Lennie's trying to come with an explanation for why everything has felt super-charged and more alive since Bailey's death. Knowing that you can die at any time would definitely change a person's behavior on a day-to-day level. For better or worse, Lennie's starting to take more risks.

Quote #5

Without the harbor and mayhem of Toby's arms, the sublime distraction of Joe's, there's only me.

Me, like a small seashell with the loneliness of the whole ocean roaring invisibly within.

Me.

Without.

Bailey.

Always. (25.8-13)

We won't say that Lennie doesn't bring this situation on herself by hooking up with Toby and lying about it to Joe, but still—we feel bad for her. Plus, this quote sheds some light on why she might have been so intensely attracted to these guys. Maybe it was her subconscious way of trying to avoid being alone. Without all the boy distractions, she's forced to figure herself out.

Quote #6

Margeurite's trilling voice fills my head: Your playing is ravishing. You work on the nerves, Lennie, you go to Julliard.
Instead, I quit.

Instead, I shoved and crammed myself into a jack-o-lantern of my own making. (26.25-27)
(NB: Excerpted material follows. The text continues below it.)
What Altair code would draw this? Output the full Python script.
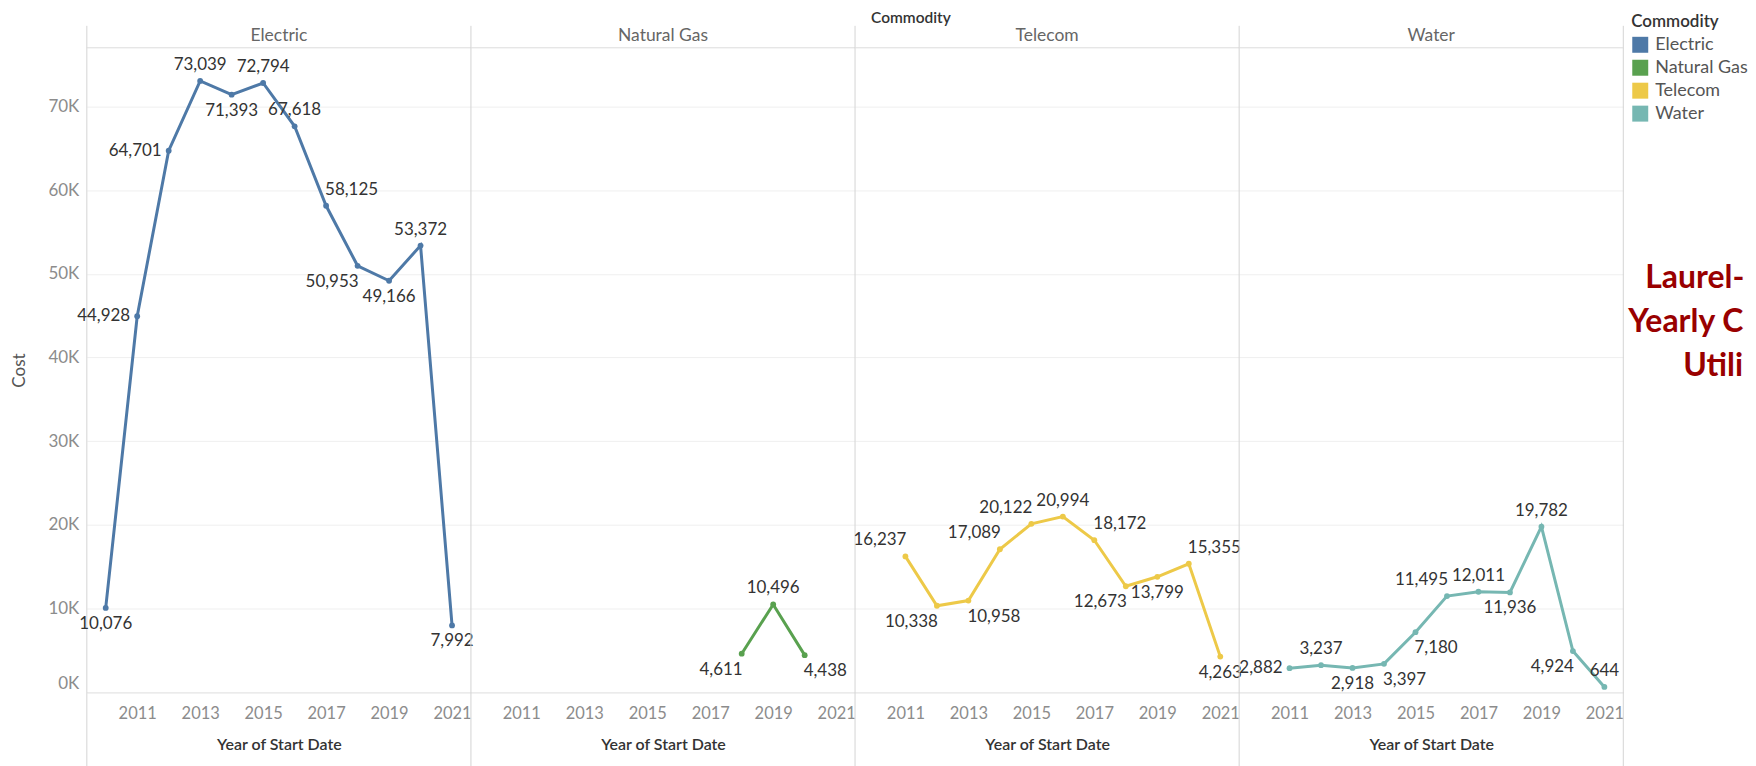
import altair as alt
import pandas as pd

commodities = ["Electric", "Natural Gas", "Telecom", "Water"]
colors = ["#4e79a7", "#59a14f", "#edc948", "#76b7b2"]

electric_years = list(range(2010, 2022))
electric_cost = [10076, 44928, 64701, 73039, 71393, 72794, 67618, 58125, 50953, 49166, 53372, 7992]
electric_label = ["b", "l", "l", "a", "b", "a", "a", "ar", "bl", "b", "a", "b"]

gas_years = [2018, 2019, 2020]
gas_cost = [4611, 10496, 4438]
gas_label = ["bl", "a", "br"]

telecom_years = list(range(2011, 2022))
telecom_cost = [16237, 10338, 10958, 17089, 20122, 20994, 18172, 12673, 13799, 15355, 4263]
telecom_label = ["al", "bl", "br", "al", "al", "a", "ar", "bl", "b", "ar", "b"]

water_years = list(range(2011, 2022))
water_cost = [2882, 3237, 2918, 3397, 7180, 11495, 12011, 11936, 19782, 4924, 644]
water_label = ["l", "a", "b", "br", "br", "al", "a", "b", "a", "bl", "a"]

year_ticks = [2011, 2013, 2015, 2017, 2019, 2021]
cost_ticks = [0, 10000, 20000, 30000, 40000, 50000, 60000, 70000]
title_lines = ["Laurel-", "Yearly C", "Utili"]

rows = []
for name, yrs, vals, pos in [
    ("Electric", electric_years, electric_cost, electric_label),
    ("Natural Gas", gas_years, gas_cost, gas_label),
    ("Telecom", telecom_years, telecom_cost, telecom_label),
    ("Water", water_years, water_cost, water_label),
]:
    for yr, v, p in zip(yrs, vals, pos):
        rows.append({"Commodity": name, "Year": yr, "Cost": v, "pos": p})
df = pd.DataFrame(rows)

W, H = 385, 646
FONT = "Lato"

x = alt.X(
    "Year:Q",
    scale=alt.Scale(domain=[2009.4, 2021.6], nice=False, zero=False),
    axis=alt.Axis(
        values=year_ticks, format="d", title="Year of Start Date",
        grid=False, ticks=False, tickSize=0, domain=True, domainColor="#d4d4d4",
        labelFontSize=16.5, labelColor="#8c8c8c", labelPadding=13, labelFont=FONT,
        titleFontSize=16, titleColor="#333333", titleFontWeight=600, titlePadding=15, titleFont=FONT,
    ),
)
y = alt.Y(
    "Cost:Q",
    scale=alt.Scale(domain=[0, 77000], nice=False),
    axis=alt.Axis(
        values=cost_ticks, labelExpr="datum.value / 1000 + 'K'", title="Cost",
        grid=True, gridColor="#efefef", ticks=False, tickSize=0, domain=False,
        labelFontSize=17, labelColor="#8c8c8c", labelPadding=8, labelFlush=True, labelFont=FONT,
        titleFontSize=17, titleColor="#555555", titleFontWeight="normal", titlePadding=19, titleFont=FONT,
    ),
)
legend = alt.Legend(
    title="Commodity", orient="none", legendX=1548, legendY=-34,
    symbolType="square", symbolSize=256, symbolStrokeWidth=0, symbolOpacity=1,
    labelFontSize=18, labelColor="#555555", labelFont=FONT, labelOffset=6,
    titleFontSize=17, titleColor="#333333", titleFontWeight=600, titleFont=FONT,
    titlePadding=5, rowPadding=5,
)
color = alt.Color("Commodity:N", scale=alt.Scale(domain=commodities, range=colors), legend=legend)

pts = alt.Chart().mark_circle(size=34, opacity=1).encode(x=x, y=y, color=color)
line = alt.Chart().mark_line(strokeWidth=3).encode(x=x, y=y, color=color)

place = {
    "a": dict(align="center", dx=0, dy=-16),
    "b": dict(align="center", dx=0, dy=16),
    "l": dict(align="right", dx=-7, dy=0),
    "al": dict(align="right", dx=1, dy=-16),
    "ar": dict(align="left", dx=-1, dy=-16),
    "bl": dict(align="right", dx=1, dy=16),
    "br": dict(align="left", dx=-1, dy=16),
}
label_layers = [
    alt.Chart()
    .transform_filter(f"datum.pos == '{k}'")
    .mark_text(baseline="middle", fontSize=17, color="#333333", font=FONT, **v)
    .encode(x=x, y=y, text=alt.Text("Cost:Q", format=","))
    for k, v in place.items()
]

sep_left = (
    alt.Chart()
    .transform_aggregate(n="count()", groupby=["Commodity"])
    .mark_rule(color="#d4d4d4", strokeWidth=1)
    .encode(x=alt.value(0), y=alt.value(-22), y2=alt.value(H + 74))
)
sep_right = (
    alt.Chart()
    .transform_filter("datum.Commodity == 'Water'")
    .transform_aggregate(n="count()", groupby=["Commodity"])
    .mark_rule(color="#d4d4d4", strokeWidth=1)
    .encode(x=alt.value(W), y=alt.value(-22), y2=alt.value(H + 74))
)
head_line = (
    alt.Chart()
    .transform_aggregate(n="count()", groupby=["Commodity"])
    .mark_rule(color="#dcdcdc", strokeWidth=1)
    .encode(x=alt.value(0), x2=alt.value(W), y=alt.value(0))
)

title_pos = [(407, 241), (390, 285), (445, 329)]
title_layers = [
    alt.Chart()
    .transform_filter("datum.Commodity == 'Water'")
    .transform_aggregate(n="count()", groupby=["Commodity"])
    .mark_text(align="left", baseline="alphabetic", fontSize=32, fontWeight="bold",
               color="#990000", font=FONT)
    .encode(x=alt.value(px), y=alt.value(py), text=alt.value(t))
    for t, (px, py) in zip(title_lines, title_pos)
]

layered = alt.layer(
    sep_left, sep_right, head_line, pts, line, *label_layers, *title_layers
).properties(width=W, height=H)

chart = (
    layered.facet(
        column=alt.Column(
            "Commodity:N",
            sort=commodities,
            title="Commodity",
            header=alt.Header(
                labelFontSize=17.5, labelColor="#666666", labelFont=FONT, labelPadding=3,
                titleFontSize=15.5, titleColor="#333333", titleFontWeight=600, titleFont=FONT,
                titlePadding=-10,
            ),
        ),
        data=df,
        spacing=0,
        bounds="flush",
    )
    .properties(padding={"left": 3, "top": 2, "right": 0, "bottom": 0})
    .configure(font=FONT)
    .configure_view(stroke=None)
)

chart.save("out.html", embed_options={"renderer": "svg", "actions": False})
Lennie's looking back on who she was before. Because of the way she thought of herself (as a companion-type person, not Julliard material), she'd completely limited her options and cheated herself out of something she loved to do. But the fact that she can recognize this now shows how much she's grown since.

Quote #7

We smoke together quietly in the moonlight and I realize something I can never say to Sarah. There might've been another reason, a deeper one, why I didn't want to be around her. It's that she's not Bailey, and that's a bit unbearable for me—but I need to bear it. (31.15)

The key here is the line "I need to bear it." It's one of the first times Lennie doesn't just give in to her impulse to shut people out, and considers that what other people need is sometimes more important than what she wants to do. She's becoming stronger.

Quote #8

Before Bailey died, I don't think I ever really disappointed anyone. Did Bailey just take care of everyone and everything for me? Or did no one expect anything from me before? Or did I just not do anything or want anything before, so I never had to deal with the consequences of my messed-up actions? Or have I become really selfish and self-absorbed? Or all of the above? (32.5)

That's a lot of questions. And there's no way for us to totally figure out the answers, because we only have glimpses of the pre-Bailey's-death Lennie. But Lennie's trying to figure out how and why she's changed, and that matters, because understanding yourself is always a good thing.

Quote #9

Okay to everything. I'm a messistentialist—okay to it all. (33.63)

Lennie's given herself a new label: messistentialist, or someone who believes that life is messy and complicated, full of many conflicting truths. It's a mature thing to be, and maybe a sign that she's grown up a little. Plus, thinking of herself as such gives her the courage to read all of Gram's letters to Mom.

Quote #10

I walk over to the edge of the cliff, so I'm right over the falls. I take the plant out of its pot, shake the dirt off the roots, get a good grip, reach my arm back, take one deep breath before I pitch my arm forward, and let go. (38.23)

How satisfying is this? In tossing the plant that she has come to believe represents the old her, Lennie's letting go of who she used to be—and accepting who she has become. Dare we say she's even come to like her current self?